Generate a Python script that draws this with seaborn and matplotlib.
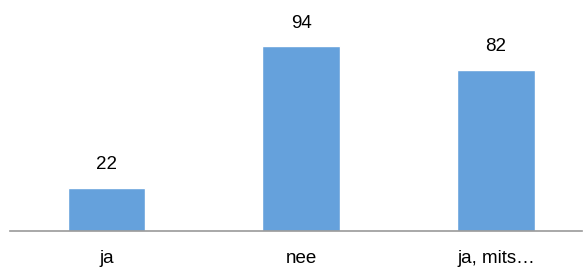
import pandas as pd
import seaborn as sns
import matplotlib
matplotlib.use('Agg')
import matplotlib.pyplot as plt

# Data
categories = ['ja', 'nee', 'ja, mits…']
values = [22, 94, 82]

data = pd.DataFrame({'antwoord': categories, 'aantal': values})

sns.set_style('white')
plt.rcParams['font.family'] = ['Liberation Sans', 'DejaVu Sans']

fig = plt.figure(figsize=(5.87, 2.68), dpi=100)
ax = fig.add_axes([10 / 587, 37 / 268, 572 / 587, 231 / 268])

sns.barplot(x='antwoord', y='aantal', data=data, color='#65A1DC', width=0.4,
            saturation=1, ax=ax)

# Value labels above the bars
for i, v in enumerate(values):
    ax.annotate(str(v), (i, v), xytext=(0, 16.5), textcoords='offset points',
                ha='center', va='center', fontsize=13.5, color='black')

ax.set_xlim(-0.4955, 2.4416)
ax.set_ylim(0, 117.4)
ax.set_xlabel('')
ax.set_ylabel('')
ax.set_yticks([])
ax.tick_params(axis='x', length=0, pad=14, labelsize=13.5, labelcolor='black')

for side in ['top', 'right', 'left']:
    ax.spines[side].set_visible(False)
ax.spines['bottom'].set_color('#999999')
ax.spines['bottom'].set_linewidth(1.2)

plt.savefig('out.png', dpi=100)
********************
:: The request ::
Repeat, word for word and with no pictures, only the lines running from the beginning of the data to the line that contains "ax = fig.add_axes([10".

:: Solution to this problem ::
Generate a Python script that draws this with seaborn and matplotlib.
import pandas as pd
import seaborn as sns
import matplotlib
matplotlib.use('Agg')
import matplotlib.pyplot as plt

# Data
categories = ['ja', 'nee', 'ja, mits…']
values = [22, 94, 82]

data = pd.DataFrame({'antwoord': categories, 'aantal': values})

sns.set_style('white')
plt.rcParams['font.family'] = ['Liberation Sans', 'DejaVu Sans']

fig = plt.figure(figsize=(5.87, 2.68), dpi=100)
ax = fig.add_axes([10 / 587, 37 / 268, 572 / 587, 231 / 268])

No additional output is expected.